* Exercise requirements *
From the first line of the data through the line containing "var now = [10.15, 67.58, 1.15, 1.76, 1.44];", return each line exactly.

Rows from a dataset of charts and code
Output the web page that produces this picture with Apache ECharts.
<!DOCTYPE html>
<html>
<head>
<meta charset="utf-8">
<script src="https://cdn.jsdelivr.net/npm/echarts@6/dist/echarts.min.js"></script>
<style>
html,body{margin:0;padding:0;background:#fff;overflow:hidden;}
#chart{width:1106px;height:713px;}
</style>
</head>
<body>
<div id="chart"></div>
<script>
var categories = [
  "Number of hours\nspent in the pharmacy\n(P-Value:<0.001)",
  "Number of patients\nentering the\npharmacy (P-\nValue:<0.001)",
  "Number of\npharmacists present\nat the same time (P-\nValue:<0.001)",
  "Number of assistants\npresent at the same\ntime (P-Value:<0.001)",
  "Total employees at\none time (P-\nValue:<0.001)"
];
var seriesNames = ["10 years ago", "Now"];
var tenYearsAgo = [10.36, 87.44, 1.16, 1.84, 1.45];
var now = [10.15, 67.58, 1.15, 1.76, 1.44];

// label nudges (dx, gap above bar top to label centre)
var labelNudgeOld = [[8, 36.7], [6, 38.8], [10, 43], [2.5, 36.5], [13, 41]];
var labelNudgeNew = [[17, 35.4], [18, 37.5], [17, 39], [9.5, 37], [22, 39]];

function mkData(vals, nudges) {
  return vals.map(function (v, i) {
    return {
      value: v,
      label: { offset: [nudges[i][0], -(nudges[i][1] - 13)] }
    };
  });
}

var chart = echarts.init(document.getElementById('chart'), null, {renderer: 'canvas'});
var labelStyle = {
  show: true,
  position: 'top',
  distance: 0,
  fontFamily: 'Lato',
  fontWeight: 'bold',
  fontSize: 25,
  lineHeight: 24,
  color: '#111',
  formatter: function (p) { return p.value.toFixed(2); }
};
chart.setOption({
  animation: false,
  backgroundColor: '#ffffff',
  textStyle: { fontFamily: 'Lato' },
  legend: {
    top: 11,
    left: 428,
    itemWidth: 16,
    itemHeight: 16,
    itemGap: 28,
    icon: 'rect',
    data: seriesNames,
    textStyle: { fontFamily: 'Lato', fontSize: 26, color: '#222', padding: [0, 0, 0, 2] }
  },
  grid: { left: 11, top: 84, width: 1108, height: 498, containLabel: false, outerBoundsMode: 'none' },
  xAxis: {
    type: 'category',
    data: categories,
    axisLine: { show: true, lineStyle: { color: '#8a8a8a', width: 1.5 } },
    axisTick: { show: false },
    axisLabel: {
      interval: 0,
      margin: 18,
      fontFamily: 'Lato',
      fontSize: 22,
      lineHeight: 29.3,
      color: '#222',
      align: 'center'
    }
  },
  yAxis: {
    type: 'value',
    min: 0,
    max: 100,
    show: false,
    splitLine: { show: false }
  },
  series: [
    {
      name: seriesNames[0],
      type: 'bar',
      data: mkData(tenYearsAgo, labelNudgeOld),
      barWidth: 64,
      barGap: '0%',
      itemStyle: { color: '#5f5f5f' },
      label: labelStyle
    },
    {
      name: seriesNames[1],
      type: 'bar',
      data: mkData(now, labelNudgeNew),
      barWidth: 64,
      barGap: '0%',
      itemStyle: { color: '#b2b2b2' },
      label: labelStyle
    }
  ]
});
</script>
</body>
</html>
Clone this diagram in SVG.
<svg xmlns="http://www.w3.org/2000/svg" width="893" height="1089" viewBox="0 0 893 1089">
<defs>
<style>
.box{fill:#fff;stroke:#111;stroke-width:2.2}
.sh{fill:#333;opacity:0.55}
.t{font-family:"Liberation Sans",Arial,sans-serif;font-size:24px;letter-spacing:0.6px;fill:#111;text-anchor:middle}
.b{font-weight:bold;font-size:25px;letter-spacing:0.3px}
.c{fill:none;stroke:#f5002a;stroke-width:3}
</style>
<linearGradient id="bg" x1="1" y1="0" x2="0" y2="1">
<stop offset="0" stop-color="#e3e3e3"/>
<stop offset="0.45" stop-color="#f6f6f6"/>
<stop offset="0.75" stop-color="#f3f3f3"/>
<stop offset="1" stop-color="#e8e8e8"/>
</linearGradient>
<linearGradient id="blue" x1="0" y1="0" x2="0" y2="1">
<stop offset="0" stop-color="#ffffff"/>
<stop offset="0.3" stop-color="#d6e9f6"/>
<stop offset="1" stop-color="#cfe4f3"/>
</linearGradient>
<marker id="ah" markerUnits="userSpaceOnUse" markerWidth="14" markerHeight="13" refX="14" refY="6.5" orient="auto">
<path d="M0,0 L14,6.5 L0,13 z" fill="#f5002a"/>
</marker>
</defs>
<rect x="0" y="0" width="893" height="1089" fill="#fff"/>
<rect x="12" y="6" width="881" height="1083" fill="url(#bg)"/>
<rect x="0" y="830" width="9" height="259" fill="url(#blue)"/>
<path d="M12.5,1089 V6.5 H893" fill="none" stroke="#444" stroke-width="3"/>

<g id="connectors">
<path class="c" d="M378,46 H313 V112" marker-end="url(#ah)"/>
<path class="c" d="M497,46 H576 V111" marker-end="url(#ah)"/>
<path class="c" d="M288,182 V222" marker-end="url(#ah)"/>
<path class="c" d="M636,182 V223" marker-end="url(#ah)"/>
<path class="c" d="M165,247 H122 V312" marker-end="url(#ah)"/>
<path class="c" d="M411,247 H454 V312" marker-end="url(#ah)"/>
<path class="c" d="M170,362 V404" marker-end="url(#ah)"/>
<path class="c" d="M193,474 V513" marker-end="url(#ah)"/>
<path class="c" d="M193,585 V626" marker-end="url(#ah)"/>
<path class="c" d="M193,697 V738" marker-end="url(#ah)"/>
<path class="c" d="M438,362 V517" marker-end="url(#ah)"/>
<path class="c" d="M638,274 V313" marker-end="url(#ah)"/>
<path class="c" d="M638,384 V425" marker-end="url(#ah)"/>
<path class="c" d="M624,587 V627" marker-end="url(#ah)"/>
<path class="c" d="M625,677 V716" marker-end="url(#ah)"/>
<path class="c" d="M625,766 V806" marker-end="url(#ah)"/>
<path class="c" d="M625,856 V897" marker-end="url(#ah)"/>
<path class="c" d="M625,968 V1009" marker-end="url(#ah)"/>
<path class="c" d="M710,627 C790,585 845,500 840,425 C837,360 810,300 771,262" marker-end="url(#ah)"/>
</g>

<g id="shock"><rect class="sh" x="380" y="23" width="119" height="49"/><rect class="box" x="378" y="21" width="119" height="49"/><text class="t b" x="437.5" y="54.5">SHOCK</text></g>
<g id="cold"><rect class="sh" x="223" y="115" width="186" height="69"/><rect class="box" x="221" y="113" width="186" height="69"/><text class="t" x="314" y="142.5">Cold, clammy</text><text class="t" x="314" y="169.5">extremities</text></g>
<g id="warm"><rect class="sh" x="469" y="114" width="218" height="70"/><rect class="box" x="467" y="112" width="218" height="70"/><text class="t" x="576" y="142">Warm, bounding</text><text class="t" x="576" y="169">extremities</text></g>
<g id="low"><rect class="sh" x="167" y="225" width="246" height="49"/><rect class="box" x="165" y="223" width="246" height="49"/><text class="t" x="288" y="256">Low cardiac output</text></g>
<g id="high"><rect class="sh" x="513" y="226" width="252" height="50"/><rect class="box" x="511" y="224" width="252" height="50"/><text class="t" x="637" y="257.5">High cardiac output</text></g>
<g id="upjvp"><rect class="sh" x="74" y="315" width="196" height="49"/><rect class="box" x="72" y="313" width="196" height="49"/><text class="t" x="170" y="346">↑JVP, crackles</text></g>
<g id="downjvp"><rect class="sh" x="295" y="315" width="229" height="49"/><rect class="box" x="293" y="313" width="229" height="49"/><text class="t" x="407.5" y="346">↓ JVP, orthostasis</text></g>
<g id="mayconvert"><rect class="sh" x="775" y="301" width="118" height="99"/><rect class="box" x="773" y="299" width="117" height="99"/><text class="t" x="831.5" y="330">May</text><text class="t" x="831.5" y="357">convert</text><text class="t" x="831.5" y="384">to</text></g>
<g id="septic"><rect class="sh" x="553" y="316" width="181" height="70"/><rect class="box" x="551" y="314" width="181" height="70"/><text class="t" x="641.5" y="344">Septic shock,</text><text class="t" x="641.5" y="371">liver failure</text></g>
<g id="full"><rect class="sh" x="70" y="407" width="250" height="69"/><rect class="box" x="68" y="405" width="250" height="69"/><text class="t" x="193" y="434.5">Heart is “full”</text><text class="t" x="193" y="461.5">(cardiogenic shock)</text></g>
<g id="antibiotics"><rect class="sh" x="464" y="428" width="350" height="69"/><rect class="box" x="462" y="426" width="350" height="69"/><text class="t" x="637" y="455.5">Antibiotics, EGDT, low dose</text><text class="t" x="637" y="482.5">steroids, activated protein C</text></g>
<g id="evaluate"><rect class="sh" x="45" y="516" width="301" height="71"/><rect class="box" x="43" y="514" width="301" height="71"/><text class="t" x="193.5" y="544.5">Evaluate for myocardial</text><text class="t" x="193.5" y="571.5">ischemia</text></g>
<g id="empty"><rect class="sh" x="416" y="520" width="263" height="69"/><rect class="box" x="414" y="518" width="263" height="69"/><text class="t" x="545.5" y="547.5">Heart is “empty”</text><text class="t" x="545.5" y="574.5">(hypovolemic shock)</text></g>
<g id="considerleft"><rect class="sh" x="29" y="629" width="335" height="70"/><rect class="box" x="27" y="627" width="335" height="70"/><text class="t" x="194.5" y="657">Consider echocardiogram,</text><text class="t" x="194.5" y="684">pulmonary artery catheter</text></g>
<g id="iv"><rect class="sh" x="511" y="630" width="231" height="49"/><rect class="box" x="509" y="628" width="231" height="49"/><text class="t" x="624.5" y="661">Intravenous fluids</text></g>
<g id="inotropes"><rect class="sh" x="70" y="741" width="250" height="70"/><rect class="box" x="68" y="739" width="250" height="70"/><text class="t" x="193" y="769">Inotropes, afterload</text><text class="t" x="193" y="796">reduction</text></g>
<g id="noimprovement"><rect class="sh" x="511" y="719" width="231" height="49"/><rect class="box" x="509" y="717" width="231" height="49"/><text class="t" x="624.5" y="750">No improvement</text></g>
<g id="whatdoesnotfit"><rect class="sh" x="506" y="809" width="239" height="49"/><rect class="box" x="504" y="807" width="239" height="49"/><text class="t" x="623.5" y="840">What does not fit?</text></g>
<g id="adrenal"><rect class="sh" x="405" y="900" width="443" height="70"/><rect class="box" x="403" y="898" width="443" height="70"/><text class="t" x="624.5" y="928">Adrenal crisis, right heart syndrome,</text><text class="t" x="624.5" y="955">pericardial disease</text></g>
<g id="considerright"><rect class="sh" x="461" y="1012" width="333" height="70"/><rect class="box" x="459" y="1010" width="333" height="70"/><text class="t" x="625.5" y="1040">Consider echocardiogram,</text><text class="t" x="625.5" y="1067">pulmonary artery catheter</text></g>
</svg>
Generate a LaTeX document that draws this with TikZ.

* Result of the exercise *
Output the web page that produces this picture with Apache ECharts.
<!DOCTYPE html>
<html>
<head>
<meta charset="utf-8">
<script src="https://cdn.jsdelivr.net/npm/echarts@6/dist/echarts.min.js"></script>
<style>
html,body{margin:0;padding:0;background:#fff;overflow:hidden;}
#chart{width:1106px;height:713px;}
</style>
</head>
<body>
<div id="chart"></div>
<script>
var categories = [
  "Number of hours\nspent in the pharmacy\n(P-Value:<0.001)",
  "Number of patients\nentering the\npharmacy (P-\nValue:<0.001)",
  "Number of\npharmacists present\nat the same time (P-\nValue:<0.001)",
  "Number of assistants\npresent at the same\ntime (P-Value:<0.001)",
  "Total employees at\none time (P-\nValue:<0.001)"
];
var seriesNames = ["10 years ago", "Now"];
var tenYearsAgo = [10.36, 87.44, 1.16, 1.84, 1.45];
var now = [10.15, 67.58, 1.15, 1.76, 1.44];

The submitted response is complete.